A blue banner for the American Constitution Society, the sponsor of Thursday’s moot court, hung behind the judges’ panel, which included Martha L. Minow, the Smith professor of law, and professors from area law schools.

The case emerged from the Board’s decision in 2002 to deny a requested transfer to Joshua McDonald, a kindergartner whose mother, Crystal Meredith, wanted her son to attend school closer to home.

A 2001 law reformulated the Board’s court-mandated integrated school system with a plan that required 15 to 50 percent enrollment of minority students in every public K-12 school in the district.

Joshua was denied his transfer because the move would have impacted the racial balance at the two schools.

The Civil Rights Project at Harvard, led by Gary Orfield, a professor of education and social policy at the Graduate School of Education, recently submitted a friend-of-the-court brief in the case summarizing research that shows that school desegregation has benefits for both white and minority students.

The brief is signed by 553 social scientists and researchers.

As Law School students indulged in wine and cheese last Thursday, Mellen argued that the Board needs to assign students to schools if it is to maintain integration.

“It may be that there is some socioeconomic plan that could accomplish racial diversity,” a confident Mellen said, “but the board has rejected those alternatives.”

“The district does not believe that [alternatives] would work as well at achieving racial integration,” he added.

In critiquing Mellen after his arguments, Minow stressed that the Supreme Court has never addressed how public schools should use race to assign students to schools for the purposes of desegregation.

“I think that you’re going to get a lot of questions like, ‘Is race a determining factor?’ and I’m not sure that you came up with a fully satisfying answer,” said Minow, who recommended that Mellen emphasize the non-racial factors that are decisive in admissions.

The judges also advised Mellen to abridge legal descriptions, avoid the word “quota,” and emphasize the Board’s “desegregative” role in the community.

In responding to the judges’ at-times hard-hitting questioning, Mellen defended the Board’s objective: “Our goal clearly, and we don’t apologize for it, is a racially integrated school system,” he said.

In her closing remarks, Minow said, “I hope we pushed you hard—we meant to.”

Minow wrote in an e-mail after the event that she hoped moot courts at the Law School would “give the lawyers a chance to practice their arguments and hear comments from faculty and students.”

Though the judges did their best to keep Mellen on his toes, the absence of one judge was apparent, if only because of an empty swivel-seat.
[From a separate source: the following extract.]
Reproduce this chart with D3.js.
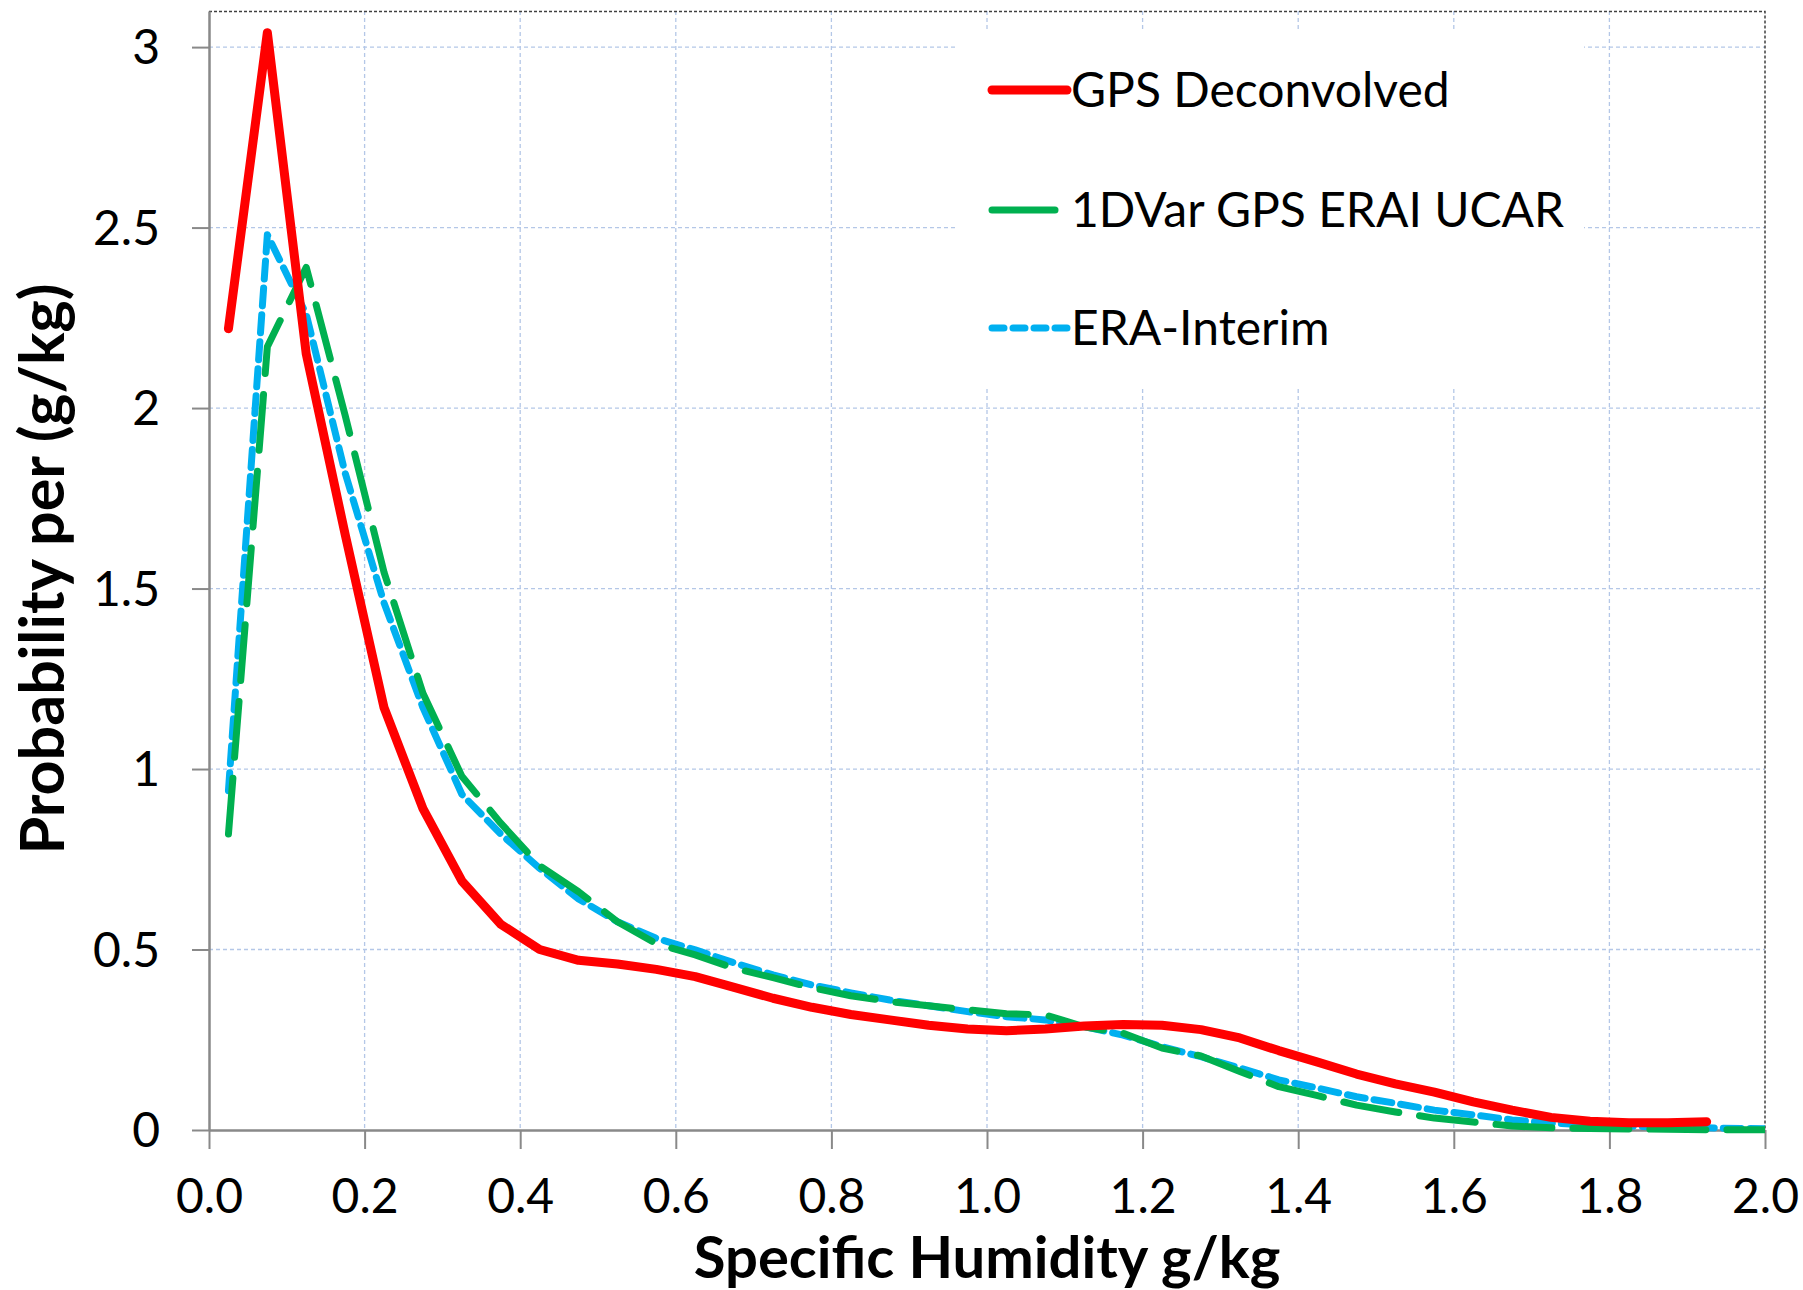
<!DOCTYPE html>
<html>
<head>
<meta charset="utf-8">
<script src="https://cdn.jsdelivr.net/npm/d3@7"></script>
<style>
  body { margin: 0; background: #fff; }
  svg { display: block; }
  .tick-label { font-family: Lato, "Open Sans", sans-serif; font-size: 48px; fill: #000; }
  .axis-title { font-family: Lato, "Open Sans", sans-serif; font-weight: bold; fill: #000; }
  .legend-text { font-family: Lato, "Open Sans", sans-serif; font-size: 48px; fill: #000; }
</style>
</head>
<body>
<div id="wrapper"></div>
<script>
// bin centres (g/kg)
const binCenters = [
  0.025, 0.075, 0.125, 0.175, 0.225, 0.275, 0.325, 0.375, 0.425, 0.475,
  0.525, 0.575, 0.625, 0.675, 0.725, 0.775, 0.825, 0.875, 0.925, 0.975,
  1.025, 1.075, 1.125, 1.175, 1.225, 1.275, 1.325, 1.375, 1.425, 1.475,
  1.525, 1.575, 1.625, 1.675, 1.725, 1.775, 1.825, 1.875, 1.925, 1.975,
  2.025,
]

// GPS Deconvolved (stops at 1.925)
const gpsDeconvolved = [
  2.22, 3.04, 2.15, 1.65, 1.17, 0.89, 0.69, 0.57, 0.50, 0.47,
  0.46, 0.445, 0.425, 0.395, 0.365, 0.34, 0.32, 0.305, 0.29, 0.28,
  0.275, 0.28, 0.288, 0.292, 0.29, 0.278, 0.255, 0.22, 0.188, 0.155,
  0.128, 0.105, 0.078, 0.055, 0.035, 0.024, 0.02, 0.02, 0.023,
]

// 1DVar GPS ERAI UCAR
const oneDVar = [
  0.82, 2.17, 2.39, 1.98, 1.545, 1.21, 0.98, 0.85, 0.732, 0.66,
  0.577, 0.516, 0.485, 0.448, 0.422, 0.394, 0.372, 0.356, 0.344, 0.333,
  0.322, 0.319, 0.286, 0.268, 0.227, 0.205, 0.162, 0.12, 0.095, 0.069,
  0.05, 0.033, 0.022, 0.011, 0.006, 0.004, 0.003, 0.002, 0.001, 0.001,
  0.001,
]

// ERA-Interim
const eraInterim = [
  0.94, 2.48, 2.26, 1.82, 1.46, 1.17, 0.93, 0.82, 0.725, 0.64,
  0.577, 0.531, 0.499, 0.463, 0.43, 0.402, 0.38, 0.36, 0.344, 0.328,
  0.314, 0.305, 0.286, 0.263, 0.231, 0.203, 0.172, 0.139, 0.116, 0.092,
  0.074, 0.055, 0.042, 0.028, 0.019, 0.014, 0.011, 0.008, 0.006, 0.004,
  0.003,
]

const xTicks = [0, 0.2, 0.4, 0.6, 0.8, 1.0, 1.2, 1.4, 1.6, 1.8, 2.0]
const yTicks = [0, 0.5, 1, 1.5, 2, 2.5, 3]

const seriesNames = ["GPS Deconvolved", "1DVar GPS ERAI UCAR", "ERA-Interim"]

const drawChart = () => {
  // 1) accessors
  const xAccessor = (d) => d.x
  const yAccessor = (d) => d.y

  const toPoints = (values) => values.map((y, i) => ({ x: binCenters[i], y }))

  const series = [
    { name: seriesNames[0], points: toPoints(gpsDeconvolved), color: "#ff0000", width: 9, dash: null },
    { name: seriesNames[1], points: toPoints(oneDVar), color: "#00b050", width: 7, dash: "56 21" },
    { name: seriesNames[2], points: toPoints(eraInterim), color: "#00b0f0", width: 7, dash: "18 9" },
  ]

  // 2) dimensions
  const dimensions = {
    width: 1803,
    height: 1290,
    margin: { top: 11, right: 38, bottom: 160, left: 209 },
  }
  dimensions.boundedWidth =
    dimensions.width - dimensions.margin.left - dimensions.margin.right
  dimensions.boundedHeight =
    dimensions.height - dimensions.margin.top - dimensions.margin.bottom

  // 3) canvas
  const wrapper = d3
    .select("#wrapper")
    .append("svg")
    .attr("width", dimensions.width)
    .attr("height", dimensions.height)

  wrapper
    .append("defs")
    .append("clipPath")
    .attr("id", "plot-clip")
    .append("rect")
    .attr("width", dimensions.boundedWidth)
    .attr("height", dimensions.height)
    .attr("y", -dimensions.margin.top)

  const bounds = wrapper
    .append("g")
    .attr("transform", `translate(${dimensions.margin.left},${dimensions.margin.top})`)

  // 4) scales
  const xScale = d3.scaleLinear().domain([0, 2]).range([0, dimensions.boundedWidth])
  const yScale = d3.scaleLinear().domain([0, 3.1]).range([dimensions.boundedHeight, 0])

  // 5) peripherals: grid
  const grid = bounds.append("g")
  grid
    .selectAll(".vgrid")
    .data(xTicks.filter((d) => d > 0 && d < 2))
    .join("line")
    .attr("x1", (d) => xScale(d))
    .attr("x2", (d) => xScale(d))
    .attr("y1", 0)
    .attr("y2", dimensions.boundedHeight)
    .attr("stroke", "#b4c7e7")
    .attr("stroke-width", 1.3)
    .attr("stroke-dasharray", "4 3")

  grid
    .selectAll(".hgrid")
    .data(yTicks.filter((d) => d > 0))
    .join("line")
    .attr("x1", 0)
    .attr("x2", dimensions.boundedWidth)
    .attr("y1", (d) => yScale(d))
    .attr("y2", (d) => yScale(d))
    .attr("stroke", "#b4c7e7")
    .attr("stroke-width", 1.3)
    .attr("stroke-dasharray", "4 3")

  // plot area border (top and right), dotted
  bounds
    .append("path")
    .attr("d", `M0,0.5H${dimensions.boundedWidth}V${dimensions.boundedHeight}`)
    .attr("fill", "none")
    .attr("stroke", "#404040")
    .attr("stroke-width", 1.5)
    .attr("stroke-dasharray", "3 2")

  // axes
  const xAxisGenerator = d3
    .axisBottom(xScale)
    .tickValues(xTicks)
    .tickFormat(d3.format(".1f"))
    .tickSize(19)
    .tickSizeOuter(0)
    .tickPadding(30)

  const xAxis = bounds
    .append("g")
    .attr("transform", `translate(0,${dimensions.boundedHeight})`)
    .call(xAxisGenerator)

  const yAxisGenerator = d3
    .axisLeft(yScale)
    .tickValues(yTicks)
    .tickFormat((d) => d)
    .tickSize(17)
    .tickSizeOuter(0)
    .tickPadding(32)

  const yAxis = bounds.append("g").call(yAxisGenerator)

  ;[xAxis, yAxis].forEach((axis) => {
    axis.select(".domain").attr("stroke", "#898989").attr("stroke-width", 2.5)
    axis.selectAll(".tick line").attr("stroke", "#898989").attr("stroke-width", 2)
    axis
      .selectAll(".tick text")
      .attr("class", "tick-label")
      .attr("font-family", null)
      .attr("font-size", null)
      .attr("fill", null)
  })
  xAxis.selectAll(".tick text").attr("dy", "0.71em")
  yAxis.selectAll(".tick text").attr("dy", "0.35em")

  // axis titles
  wrapper
    .append("text")
    .attr("class", "axis-title")
    .style("font-size", "58px")
    .attr("x", dimensions.margin.left + xScale(1))
    .attr("y", 1278)
    .attr("text-anchor", "middle")
    .text("Specific Humidity g/kg")

  wrapper
    .append("text")
    .attr("class", "axis-title")
    .style("font-size", "61px")
    .attr("transform", `translate(64,569) rotate(-90)`)
    .attr("text-anchor", "middle")
    .text("Probability per (g/kg)")

  // legend background
  const legend = bounds.append("g")
  legend
    .append("rect")
    .attr("x", 956 - dimensions.margin.left)
    .attr("y", 32 - dimensions.margin.top)
    .attr("width", 628)
    .attr("height", 356)
    .attr("fill", "#fff")

  // 6) data
  const lineGenerator = d3
    .line()
    .x((d) => xScale(xAccessor(d)))
    .y((d) => yScale(yAccessor(d)))

  const lines = bounds.append("g").attr("clip-path", "url(#plot-clip)")
  series
    .slice()
    .reverse()
    .forEach((s) => {
      lines
        .append("path")
        .attr("d", lineGenerator(s.points))
        .attr("fill", "none")
        .attr("stroke", s.color)
        .attr("stroke-width", s.width)
        .attr("stroke-linejoin", "round")
        .attr("stroke-linecap", "round")
        .attr("stroke-dasharray", s.dash)
    })

  // legend entries
  const legendRows = [
    { y: 90, x1: 992, x2: 1067, tx: 1071 },
    { y: 210, x1: 992, x2: 1055, tx: 1071 },
    { y: 328, x1: 992, x2: 1067, tx: 1071 },
  ]
  series.forEach((s, i) => {
    const row = legendRows[i]
    const g = wrapper.append("g")
    g.append("line")
      .attr("x1", row.x1)
      .attr("x2", row.x2)
      .attr("y1", row.y)
      .attr("y2", row.y)
      .attr("stroke", s.color)
      .attr("stroke-width", s.width)
      .attr("stroke-linecap", "round")
      .attr("stroke-dasharray", i === 2 ? "12 9" : null)
    g.append("text")
      .attr("class", "legend-text")
      .attr("x", row.tx)
      .attr("y", row.y)
      .attr("dy", "0.35em")
      .text(s.name)
  })
}

drawChart()
</script>
</body>
</html>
Laurence H. Tribe ’62, the Loeb University professor at Harvard, was scheduled to judge the moot court but had to leave upon notice that his dog, Chloe, had been found “shaking like a leaf” on the streets. The traumatized Chloe had fled the sound of a fire alarm in Tribe’s house, jumped a fence, and raced down Brattle Street, where a passerby waited with her while Tribe dashed the mile to the rescue.

Chloe was fine, if “badly-shaken,” said Tribe.